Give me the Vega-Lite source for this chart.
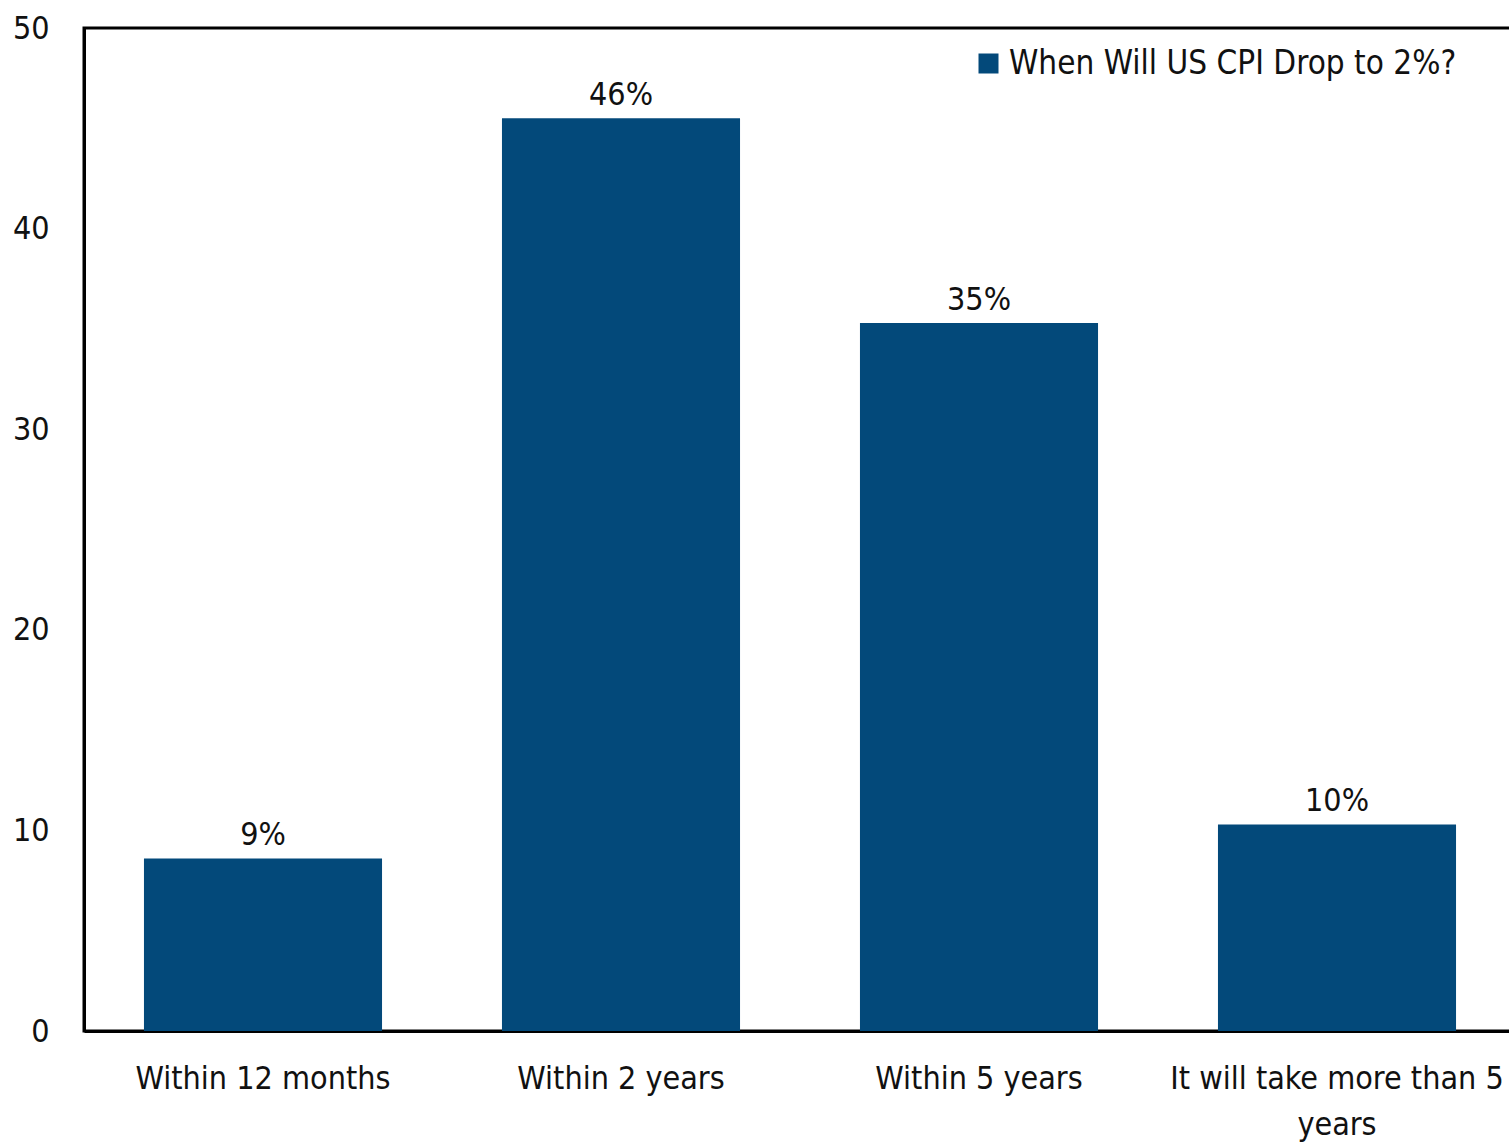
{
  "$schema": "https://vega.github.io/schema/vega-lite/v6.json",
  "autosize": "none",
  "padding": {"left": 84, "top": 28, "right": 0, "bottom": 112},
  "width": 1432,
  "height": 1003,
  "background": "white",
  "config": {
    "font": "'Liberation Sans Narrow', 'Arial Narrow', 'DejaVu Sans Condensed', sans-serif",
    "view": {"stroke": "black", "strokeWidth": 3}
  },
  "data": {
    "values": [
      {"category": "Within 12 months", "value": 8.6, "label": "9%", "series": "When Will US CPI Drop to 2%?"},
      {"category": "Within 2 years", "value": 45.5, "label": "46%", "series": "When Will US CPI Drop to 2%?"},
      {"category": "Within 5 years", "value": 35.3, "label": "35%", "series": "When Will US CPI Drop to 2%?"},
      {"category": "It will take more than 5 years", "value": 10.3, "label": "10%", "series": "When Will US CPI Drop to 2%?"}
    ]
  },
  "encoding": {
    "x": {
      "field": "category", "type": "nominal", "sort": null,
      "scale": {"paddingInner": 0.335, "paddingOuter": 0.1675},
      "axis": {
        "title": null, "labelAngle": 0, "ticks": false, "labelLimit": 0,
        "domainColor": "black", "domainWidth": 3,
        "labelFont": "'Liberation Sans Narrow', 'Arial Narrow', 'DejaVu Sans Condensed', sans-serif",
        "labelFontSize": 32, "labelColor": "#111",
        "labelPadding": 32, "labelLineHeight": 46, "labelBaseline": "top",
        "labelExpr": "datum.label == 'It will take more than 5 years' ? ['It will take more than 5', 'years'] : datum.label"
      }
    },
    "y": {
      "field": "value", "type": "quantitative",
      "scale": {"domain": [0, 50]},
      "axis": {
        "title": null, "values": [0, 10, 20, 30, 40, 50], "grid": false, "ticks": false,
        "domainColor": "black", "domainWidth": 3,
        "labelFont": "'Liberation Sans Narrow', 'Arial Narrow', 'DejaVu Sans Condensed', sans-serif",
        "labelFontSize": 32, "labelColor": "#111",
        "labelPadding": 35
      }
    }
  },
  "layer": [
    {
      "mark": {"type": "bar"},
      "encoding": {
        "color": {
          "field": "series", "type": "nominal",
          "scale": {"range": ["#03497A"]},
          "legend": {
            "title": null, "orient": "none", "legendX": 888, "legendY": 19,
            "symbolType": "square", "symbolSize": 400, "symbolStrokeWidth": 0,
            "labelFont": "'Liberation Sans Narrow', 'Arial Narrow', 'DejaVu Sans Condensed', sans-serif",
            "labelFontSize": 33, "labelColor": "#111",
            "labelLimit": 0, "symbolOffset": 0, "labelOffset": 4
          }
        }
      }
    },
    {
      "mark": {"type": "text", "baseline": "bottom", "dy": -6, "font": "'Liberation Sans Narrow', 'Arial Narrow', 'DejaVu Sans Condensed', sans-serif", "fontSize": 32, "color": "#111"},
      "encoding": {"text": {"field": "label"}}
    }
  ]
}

- - - - - - -

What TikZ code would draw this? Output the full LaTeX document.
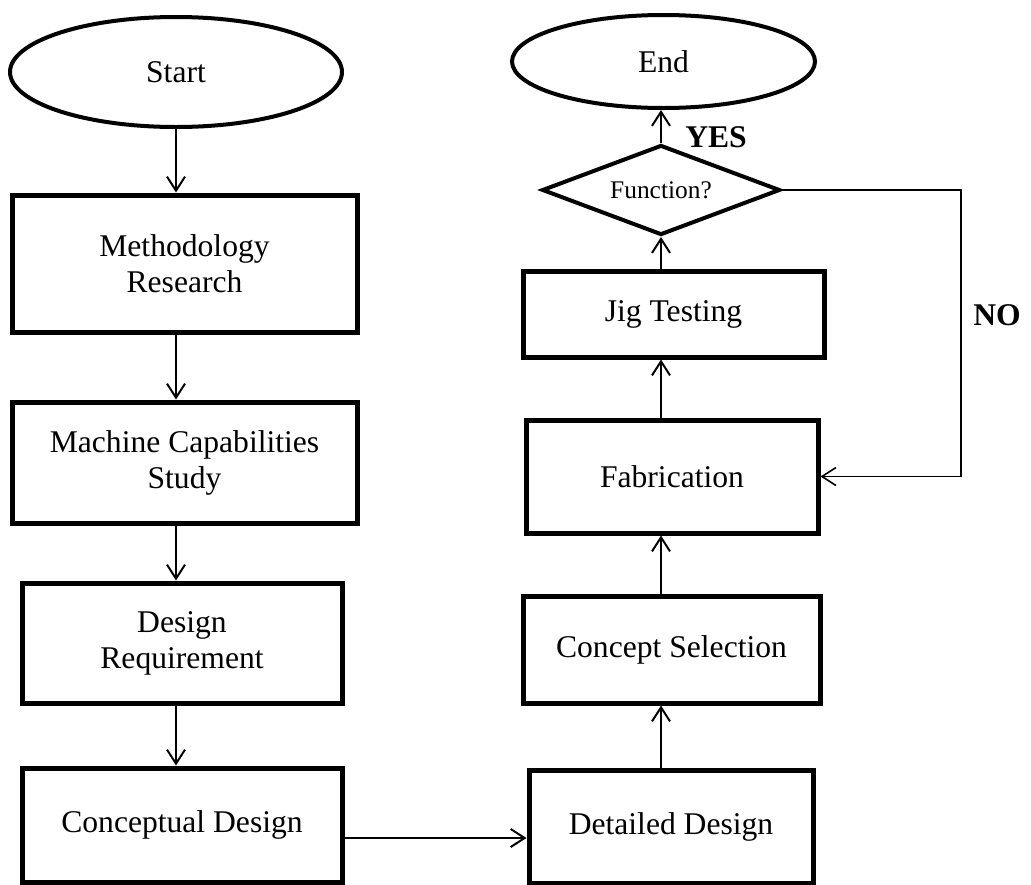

- - - - - - -

_PROBLEM REQUIREMENTS_
Return from the data every line that holds "this".

_ANSWER IN FULL_
Give me the Vega-Lite source for this chart.
What TikZ code would draw this? Output the full LaTeX document.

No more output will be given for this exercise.